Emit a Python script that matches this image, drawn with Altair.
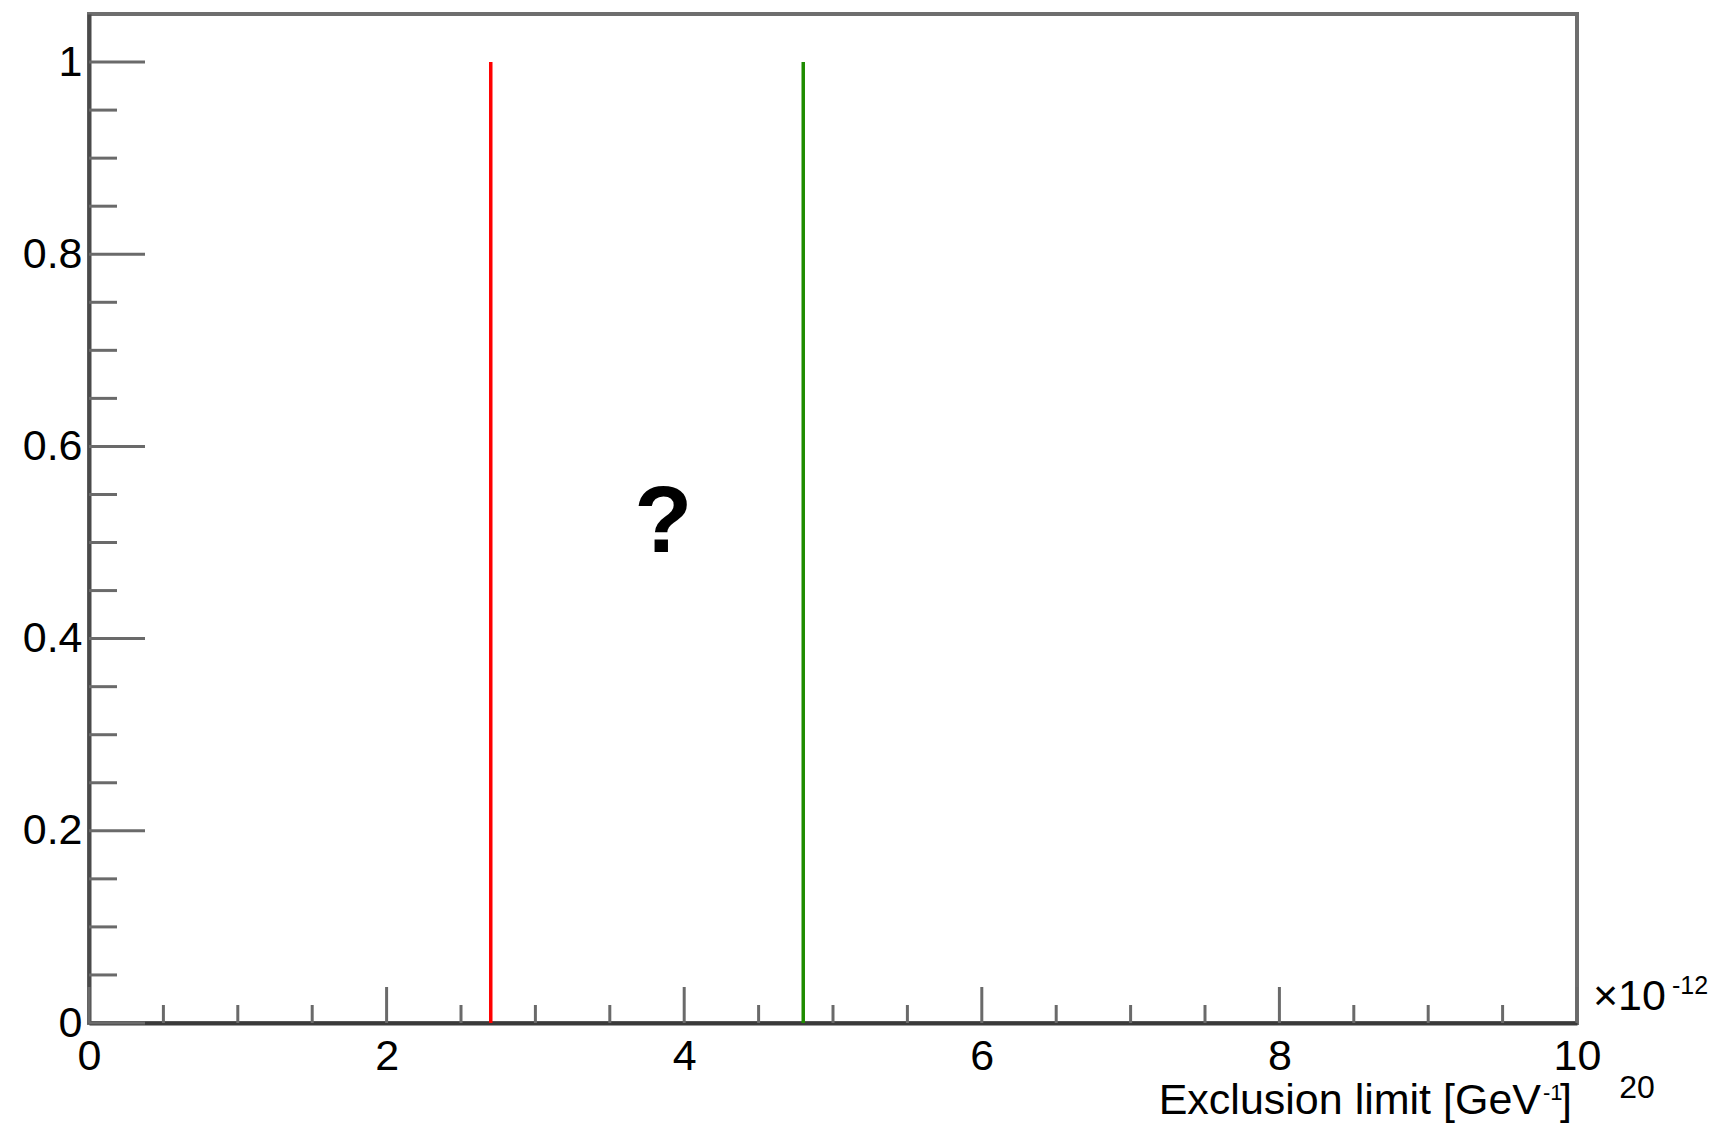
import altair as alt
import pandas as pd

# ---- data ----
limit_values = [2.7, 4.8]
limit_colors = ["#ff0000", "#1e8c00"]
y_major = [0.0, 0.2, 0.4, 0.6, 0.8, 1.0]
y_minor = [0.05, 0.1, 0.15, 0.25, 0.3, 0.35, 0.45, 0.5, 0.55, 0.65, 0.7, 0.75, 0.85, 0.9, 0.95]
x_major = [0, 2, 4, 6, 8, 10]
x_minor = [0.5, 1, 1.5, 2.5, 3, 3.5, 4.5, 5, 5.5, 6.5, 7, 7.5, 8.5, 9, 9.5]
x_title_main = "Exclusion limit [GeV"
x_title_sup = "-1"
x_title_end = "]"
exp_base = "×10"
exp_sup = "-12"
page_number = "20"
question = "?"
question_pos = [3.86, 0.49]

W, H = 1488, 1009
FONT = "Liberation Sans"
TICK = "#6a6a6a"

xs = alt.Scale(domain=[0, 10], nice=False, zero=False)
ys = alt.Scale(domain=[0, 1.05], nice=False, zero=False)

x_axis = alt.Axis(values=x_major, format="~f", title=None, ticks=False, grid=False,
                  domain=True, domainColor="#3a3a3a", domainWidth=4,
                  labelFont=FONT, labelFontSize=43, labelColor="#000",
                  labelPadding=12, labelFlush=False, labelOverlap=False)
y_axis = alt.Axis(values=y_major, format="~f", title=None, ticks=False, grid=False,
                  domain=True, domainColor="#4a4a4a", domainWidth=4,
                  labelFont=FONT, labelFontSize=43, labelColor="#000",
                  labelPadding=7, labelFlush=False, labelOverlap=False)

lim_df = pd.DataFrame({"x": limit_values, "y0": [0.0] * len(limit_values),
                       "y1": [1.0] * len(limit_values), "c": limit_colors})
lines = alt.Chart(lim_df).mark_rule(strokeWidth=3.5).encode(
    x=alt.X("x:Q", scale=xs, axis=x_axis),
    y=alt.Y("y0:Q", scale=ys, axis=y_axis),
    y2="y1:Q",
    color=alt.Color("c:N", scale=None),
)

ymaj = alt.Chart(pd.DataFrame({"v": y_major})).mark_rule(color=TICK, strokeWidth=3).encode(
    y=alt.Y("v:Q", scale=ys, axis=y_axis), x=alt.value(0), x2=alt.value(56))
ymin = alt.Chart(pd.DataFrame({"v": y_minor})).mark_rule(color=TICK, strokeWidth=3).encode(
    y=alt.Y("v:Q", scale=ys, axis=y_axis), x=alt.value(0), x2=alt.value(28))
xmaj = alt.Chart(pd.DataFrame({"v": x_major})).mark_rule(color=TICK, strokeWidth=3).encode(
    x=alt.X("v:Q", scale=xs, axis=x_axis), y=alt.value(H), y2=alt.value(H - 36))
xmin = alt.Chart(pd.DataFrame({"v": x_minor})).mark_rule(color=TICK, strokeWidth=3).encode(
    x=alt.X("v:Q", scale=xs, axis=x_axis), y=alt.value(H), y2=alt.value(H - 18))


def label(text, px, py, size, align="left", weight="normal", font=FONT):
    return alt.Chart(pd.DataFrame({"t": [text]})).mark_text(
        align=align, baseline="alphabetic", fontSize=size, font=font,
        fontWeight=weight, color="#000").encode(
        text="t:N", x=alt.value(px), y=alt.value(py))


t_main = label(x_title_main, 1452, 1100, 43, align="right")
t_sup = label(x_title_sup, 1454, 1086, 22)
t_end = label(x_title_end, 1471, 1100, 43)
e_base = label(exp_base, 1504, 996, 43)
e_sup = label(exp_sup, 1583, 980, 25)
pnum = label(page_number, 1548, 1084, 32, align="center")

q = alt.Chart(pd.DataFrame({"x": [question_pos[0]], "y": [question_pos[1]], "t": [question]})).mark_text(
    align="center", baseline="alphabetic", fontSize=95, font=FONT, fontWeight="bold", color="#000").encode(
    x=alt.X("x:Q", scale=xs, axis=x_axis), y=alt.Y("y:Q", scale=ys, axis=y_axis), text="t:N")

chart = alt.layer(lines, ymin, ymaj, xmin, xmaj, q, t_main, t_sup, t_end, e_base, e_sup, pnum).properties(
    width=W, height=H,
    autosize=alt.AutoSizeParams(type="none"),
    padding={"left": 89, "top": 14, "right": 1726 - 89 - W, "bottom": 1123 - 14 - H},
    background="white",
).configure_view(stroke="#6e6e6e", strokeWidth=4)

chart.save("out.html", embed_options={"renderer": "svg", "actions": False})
========
▸ What the exercise asks
Copy the data exactly. Any picture it contains is to be omitted.

▸ Correct answer
Emit a Python script that matches this image, drawn with Altair.
import altair as alt
import pandas as pd

# ---- data ----
limit_values = [2.7, 4.8]
limit_colors = ["#ff0000", "#1e8c00"]
y_major = [0.0, 0.2, 0.4, 0.6, 0.8, 1.0]
y_minor = [0.05, 0.1, 0.15, 0.25, 0.3, 0.35, 0.45, 0.5, 0.55, 0.65, 0.7, 0.75, 0.85, 0.9, 0.95]
x_major = [0, 2, 4, 6, 8, 10]
x_minor = [0.5, 1, 1.5, 2.5, 3, 3.5, 4.5, 5, 5.5, 6.5, 7, 7.5, 8.5, 9, 9.5]
x_title_main = "Exclusion limit [GeV"
x_title_sup = "-1"
x_title_end = "]"
exp_base = "×10"
exp_sup = "-12"
page_number = "20"
question = "?"
question_pos = [3.86, 0.49]

W, H = 1488, 1009
FONT = "Liberation Sans"
TICK = "#6a6a6a"

xs = alt.Scale(domain=[0, 10], nice=False, zero=False)
ys = alt.Scale(domain=[0, 1.05], nice=False, zero=False)

x_axis = alt.Axis(values=x_major, format="~f", title=None, ticks=False, grid=False,
                  domain=True, domainColor="#3a3a3a", domainWidth=4,
                  labelFont=FONT, labelFontSize=43, labelColor="#000",
                  labelPadding=12, labelFlush=False, labelOverlap=False)
y_axis = alt.Axis(values=y_major, format="~f", title=None, ticks=False, grid=False,
                  domain=True, domainColor="#4a4a4a", domainWidth=4,
                  labelFont=FONT, labelFontSize=43, labelColor="#000",
                  labelPadding=7, labelFlush=False, labelOverlap=False)

lim_df = pd.DataFrame({"x": limit_values, "y0": [0.0] * len(limit_values),
                       "y1": [1.0] * len(limit_values), "c": limit_colors})
lines = alt.Chart(lim_df).mark_rule(strokeWidth=3.5).encode(
    x=alt.X("x:Q", scale=xs, axis=x_axis),
    y=alt.Y("y0:Q", scale=ys, axis=y_axis),
    y2="y1:Q",
    color=alt.Color("c:N", scale=None),
)

ymaj = alt.Chart(pd.DataFrame({"v": y_major})).mark_rule(color=TICK, strokeWidth=3).encode(
    y=alt.Y("v:Q", scale=ys, axis=y_axis), x=alt.value(0), x2=alt.value(56))
ymin = alt.Chart(pd.DataFrame({"v": y_minor})).mark_rule(color=TICK, strokeWidth=3).encode(
    y=alt.Y("v:Q", scale=ys, axis=y_axis), x=alt.value(0), x2=alt.value(28))
xmaj = alt.Chart(pd.DataFrame({"v": x_major})).mark_rule(color=TICK, strokeWidth=3).encode(
    x=alt.X("v:Q", scale=xs, axis=x_axis), y=alt.value(H), y2=alt.value(H - 36))
xmin = alt.Chart(pd.DataFrame({"v": x_minor})).mark_rule(color=TICK, strokeWidth=3).encode(
    x=alt.X("v:Q", scale=xs, axis=x_axis), y=alt.value(H), y2=alt.value(H - 18))


def label(text, px, py, size, align="left", weight="normal", font=FONT):
    return alt.Chart(pd.DataFrame({"t": [text]})).mark_text(
        align=align, baseline="alphabetic", fontSize=size, font=font,
        fontWeight=weight, color="#000").encode(
        text="t:N", x=alt.value(px), y=alt.value(py))


t_main = label(x_title_main, 1452, 1100, 43, align="right")
t_sup = label(x_title_sup, 1454, 1086, 22)
t_end = label(x_title_end, 1471, 1100, 43)
e_base = label(exp_base, 1504, 996, 43)
e_sup = label(exp_sup, 1583, 980, 25)
pnum = label(page_number, 1548, 1084, 32, align="center")

q = alt.Chart(pd.DataFrame({"x": [question_pos[0]], "y": [question_pos[1]], "t": [question]})).mark_text(
    align="center", baseline="alphabetic", fontSize=95, font=FONT, fontWeight="bold", color="#000").encode(
    x=alt.X("x:Q", scale=xs, axis=x_axis), y=alt.Y("y:Q", scale=ys, axis=y_axis), text="t:N")

chart = alt.layer(lines, ymin, ymaj, xmin, xmaj, q, t_main, t_sup, t_end, e_base, e_sup, pnum).properties(
    width=W, height=H,
    autosize=alt.AutoSizeParams(type="none"),
    padding={"left": 89, "top": 14, "right": 1726 - 89 - W, "bottom": 1123 - 14 - H},
    background="white",
).configure_view(stroke="#6e6e6e", strokeWidth=4)

chart.save("out.html", embed_options={"renderer": "svg", "actions": False})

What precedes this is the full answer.